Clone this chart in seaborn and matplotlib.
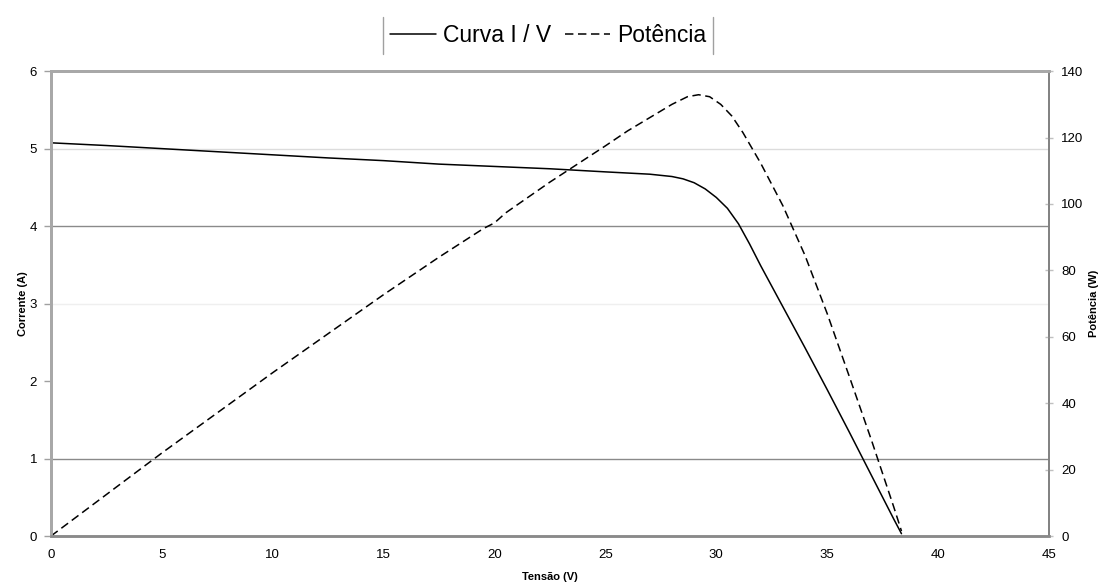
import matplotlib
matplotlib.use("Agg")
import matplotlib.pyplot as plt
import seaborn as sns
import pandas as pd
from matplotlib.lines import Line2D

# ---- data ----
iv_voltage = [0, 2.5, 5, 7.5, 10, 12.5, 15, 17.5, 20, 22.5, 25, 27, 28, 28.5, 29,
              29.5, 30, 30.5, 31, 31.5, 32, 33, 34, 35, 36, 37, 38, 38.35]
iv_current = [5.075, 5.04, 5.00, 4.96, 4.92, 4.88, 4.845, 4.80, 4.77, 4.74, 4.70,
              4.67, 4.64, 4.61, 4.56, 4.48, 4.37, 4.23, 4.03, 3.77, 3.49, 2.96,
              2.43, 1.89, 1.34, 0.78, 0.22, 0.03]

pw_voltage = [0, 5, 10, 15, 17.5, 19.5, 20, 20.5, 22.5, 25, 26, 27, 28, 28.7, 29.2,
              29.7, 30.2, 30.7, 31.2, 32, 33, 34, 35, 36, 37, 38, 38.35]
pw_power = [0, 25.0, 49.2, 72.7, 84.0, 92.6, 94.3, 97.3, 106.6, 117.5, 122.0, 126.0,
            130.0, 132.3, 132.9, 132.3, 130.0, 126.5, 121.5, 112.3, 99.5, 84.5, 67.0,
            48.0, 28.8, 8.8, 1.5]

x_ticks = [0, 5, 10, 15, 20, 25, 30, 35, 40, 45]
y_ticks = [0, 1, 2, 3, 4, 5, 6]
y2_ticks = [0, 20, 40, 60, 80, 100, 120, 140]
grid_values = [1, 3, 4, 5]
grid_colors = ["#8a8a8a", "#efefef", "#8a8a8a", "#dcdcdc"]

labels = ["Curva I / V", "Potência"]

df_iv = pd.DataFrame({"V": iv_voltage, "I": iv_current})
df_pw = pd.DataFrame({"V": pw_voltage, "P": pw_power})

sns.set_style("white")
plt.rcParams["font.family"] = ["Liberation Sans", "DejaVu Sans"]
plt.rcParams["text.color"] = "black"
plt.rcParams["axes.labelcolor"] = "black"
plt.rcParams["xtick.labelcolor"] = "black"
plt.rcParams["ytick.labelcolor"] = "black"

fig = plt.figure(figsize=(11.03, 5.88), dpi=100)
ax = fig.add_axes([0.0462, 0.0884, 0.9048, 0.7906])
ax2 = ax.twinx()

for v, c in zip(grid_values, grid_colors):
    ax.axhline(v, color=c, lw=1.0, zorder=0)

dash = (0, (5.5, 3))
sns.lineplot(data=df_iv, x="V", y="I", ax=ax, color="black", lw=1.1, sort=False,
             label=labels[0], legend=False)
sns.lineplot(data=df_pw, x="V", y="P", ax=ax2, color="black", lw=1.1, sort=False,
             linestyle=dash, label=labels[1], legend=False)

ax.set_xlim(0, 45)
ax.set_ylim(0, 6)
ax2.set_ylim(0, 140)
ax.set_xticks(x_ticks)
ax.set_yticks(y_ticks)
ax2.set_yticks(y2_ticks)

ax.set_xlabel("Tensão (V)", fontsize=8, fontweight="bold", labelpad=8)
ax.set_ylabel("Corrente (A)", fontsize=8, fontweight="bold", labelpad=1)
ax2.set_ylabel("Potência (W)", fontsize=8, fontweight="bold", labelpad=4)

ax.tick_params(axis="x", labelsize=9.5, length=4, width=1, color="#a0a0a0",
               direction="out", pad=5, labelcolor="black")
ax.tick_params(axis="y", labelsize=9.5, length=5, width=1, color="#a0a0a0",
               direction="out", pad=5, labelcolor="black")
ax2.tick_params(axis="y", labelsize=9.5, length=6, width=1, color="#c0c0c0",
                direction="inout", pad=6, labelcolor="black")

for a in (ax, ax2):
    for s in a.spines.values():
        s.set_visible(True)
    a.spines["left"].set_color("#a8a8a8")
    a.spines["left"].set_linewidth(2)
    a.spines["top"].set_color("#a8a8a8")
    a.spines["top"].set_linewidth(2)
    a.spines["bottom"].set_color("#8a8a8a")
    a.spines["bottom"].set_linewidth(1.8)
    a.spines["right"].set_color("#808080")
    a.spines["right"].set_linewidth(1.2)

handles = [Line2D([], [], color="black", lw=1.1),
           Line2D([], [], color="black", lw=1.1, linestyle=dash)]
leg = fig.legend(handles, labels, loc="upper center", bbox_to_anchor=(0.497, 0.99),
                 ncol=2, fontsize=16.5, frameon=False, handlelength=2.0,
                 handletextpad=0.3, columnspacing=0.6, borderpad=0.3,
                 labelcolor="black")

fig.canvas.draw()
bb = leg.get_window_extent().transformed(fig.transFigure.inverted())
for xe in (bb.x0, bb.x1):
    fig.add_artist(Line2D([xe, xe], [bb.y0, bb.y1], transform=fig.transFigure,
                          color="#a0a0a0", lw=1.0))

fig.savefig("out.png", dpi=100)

^^^^

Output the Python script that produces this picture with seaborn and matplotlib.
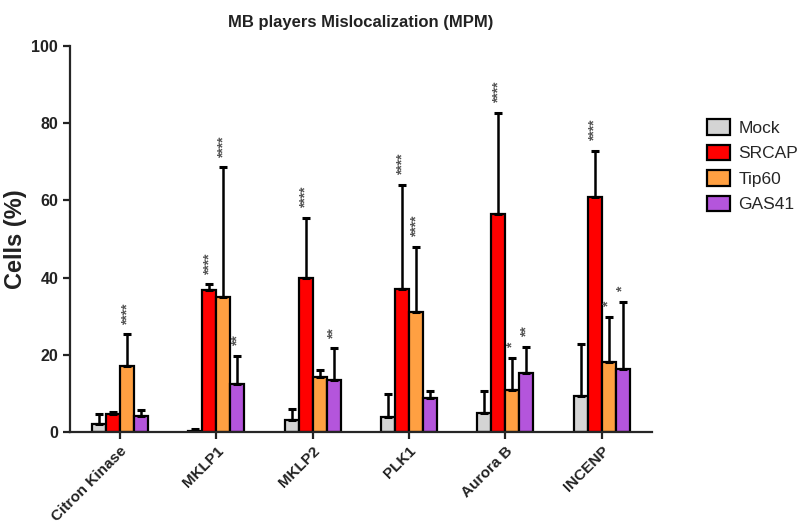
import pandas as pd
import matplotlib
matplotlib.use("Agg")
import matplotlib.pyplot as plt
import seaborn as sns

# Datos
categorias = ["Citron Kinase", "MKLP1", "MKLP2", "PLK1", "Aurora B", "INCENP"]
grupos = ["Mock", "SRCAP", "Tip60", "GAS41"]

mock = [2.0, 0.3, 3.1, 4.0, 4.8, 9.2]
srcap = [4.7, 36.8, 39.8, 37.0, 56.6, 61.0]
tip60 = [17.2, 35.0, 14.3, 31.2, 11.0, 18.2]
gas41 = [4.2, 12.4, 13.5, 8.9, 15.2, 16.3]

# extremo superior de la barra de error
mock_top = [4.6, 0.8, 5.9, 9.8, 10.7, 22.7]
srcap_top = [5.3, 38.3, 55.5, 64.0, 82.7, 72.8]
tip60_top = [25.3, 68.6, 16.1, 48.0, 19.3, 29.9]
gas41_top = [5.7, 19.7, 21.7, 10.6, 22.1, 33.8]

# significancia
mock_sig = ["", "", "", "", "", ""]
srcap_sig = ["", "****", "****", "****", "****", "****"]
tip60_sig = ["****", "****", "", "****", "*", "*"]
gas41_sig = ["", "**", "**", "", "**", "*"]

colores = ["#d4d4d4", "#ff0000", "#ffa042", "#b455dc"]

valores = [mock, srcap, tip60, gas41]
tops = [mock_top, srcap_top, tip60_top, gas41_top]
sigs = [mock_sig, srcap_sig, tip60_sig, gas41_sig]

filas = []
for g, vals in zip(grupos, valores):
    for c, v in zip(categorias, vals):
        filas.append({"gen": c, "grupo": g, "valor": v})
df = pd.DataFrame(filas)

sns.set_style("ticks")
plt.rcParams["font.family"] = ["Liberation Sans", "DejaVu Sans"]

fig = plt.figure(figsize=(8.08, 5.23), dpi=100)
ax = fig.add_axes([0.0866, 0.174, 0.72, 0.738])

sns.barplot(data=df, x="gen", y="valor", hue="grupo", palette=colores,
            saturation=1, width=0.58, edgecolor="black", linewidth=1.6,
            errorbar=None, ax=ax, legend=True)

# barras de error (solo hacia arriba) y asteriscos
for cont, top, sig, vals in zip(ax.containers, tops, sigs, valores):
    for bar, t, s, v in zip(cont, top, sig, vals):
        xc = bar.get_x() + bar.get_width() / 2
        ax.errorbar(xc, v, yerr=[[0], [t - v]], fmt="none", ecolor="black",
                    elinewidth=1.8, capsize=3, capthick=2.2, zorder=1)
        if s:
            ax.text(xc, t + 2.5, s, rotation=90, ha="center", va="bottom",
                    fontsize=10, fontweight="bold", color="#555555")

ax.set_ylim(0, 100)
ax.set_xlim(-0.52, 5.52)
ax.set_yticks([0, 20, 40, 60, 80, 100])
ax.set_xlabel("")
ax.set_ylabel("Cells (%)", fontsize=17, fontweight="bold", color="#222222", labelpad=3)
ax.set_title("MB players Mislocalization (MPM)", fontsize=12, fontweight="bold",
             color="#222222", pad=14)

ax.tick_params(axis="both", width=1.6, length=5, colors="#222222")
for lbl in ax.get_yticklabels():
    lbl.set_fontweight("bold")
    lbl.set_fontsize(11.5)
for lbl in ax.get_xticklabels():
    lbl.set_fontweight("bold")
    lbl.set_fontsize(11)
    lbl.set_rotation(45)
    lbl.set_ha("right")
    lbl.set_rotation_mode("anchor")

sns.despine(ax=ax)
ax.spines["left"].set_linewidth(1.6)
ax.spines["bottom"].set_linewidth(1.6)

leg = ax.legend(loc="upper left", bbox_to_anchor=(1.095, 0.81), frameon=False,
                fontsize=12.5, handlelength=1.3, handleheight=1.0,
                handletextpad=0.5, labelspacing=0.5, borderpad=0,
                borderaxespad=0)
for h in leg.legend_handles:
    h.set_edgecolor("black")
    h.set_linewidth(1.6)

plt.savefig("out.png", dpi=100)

^^^^

Exercise:
Write out word for word the lines above that run from the one with "Output the Python" to the one with "errorbar=None, ax=ax, legend=True)". Include both end lines; exclude the images.

Solution to this exercise:
Output the Python script that produces this picture with seaborn and matplotlib.
import pandas as pd
import matplotlib
matplotlib.use("Agg")
import matplotlib.pyplot as plt
import seaborn as sns

# Datos
categorias = ["Citron Kinase", "MKLP1", "MKLP2", "PLK1", "Aurora B", "INCENP"]
grupos = ["Mock", "SRCAP", "Tip60", "GAS41"]

mock = [2.0, 0.3, 3.1, 4.0, 4.8, 9.2]
srcap = [4.7, 36.8, 39.8, 37.0, 56.6, 61.0]
tip60 = [17.2, 35.0, 14.3, 31.2, 11.0, 18.2]
gas41 = [4.2, 12.4, 13.5, 8.9, 15.2, 16.3]

# extremo superior de la barra de error
mock_top = [4.6, 0.8, 5.9, 9.8, 10.7, 22.7]
srcap_top = [5.3, 38.3, 55.5, 64.0, 82.7, 72.8]
tip60_top = [25.3, 68.6, 16.1, 48.0, 19.3, 29.9]
gas41_top = [5.7, 19.7, 21.7, 10.6, 22.1, 33.8]

# significancia
mock_sig = ["", "", "", "", "", ""]
srcap_sig = ["", "****", "****", "****", "****", "****"]
tip60_sig = ["****", "****", "", "****", "*", "*"]
gas41_sig = ["", "**", "**", "", "**", "*"]

colores = ["#d4d4d4", "#ff0000", "#ffa042", "#b455dc"]

valores = [mock, srcap, tip60, gas41]
tops = [mock_top, srcap_top, tip60_top, gas41_top]
sigs = [mock_sig, srcap_sig, tip60_sig, gas41_sig]

filas = []
for g, vals in zip(grupos, valores):
    for c, v in zip(categorias, vals):
        filas.append({"gen": c, "grupo": g, "valor": v})
df = pd.DataFrame(filas)

sns.set_style("ticks")
plt.rcParams["font.family"] = ["Liberation Sans", "DejaVu Sans"]

fig = plt.figure(figsize=(8.08, 5.23), dpi=100)
ax = fig.add_axes([0.0866, 0.174, 0.72, 0.738])

sns.barplot(data=df, x="gen", y="valor", hue="grupo", palette=colores,
            saturation=1, width=0.58, edgecolor="black", linewidth=1.6,
            errorbar=None, ax=ax, legend=True)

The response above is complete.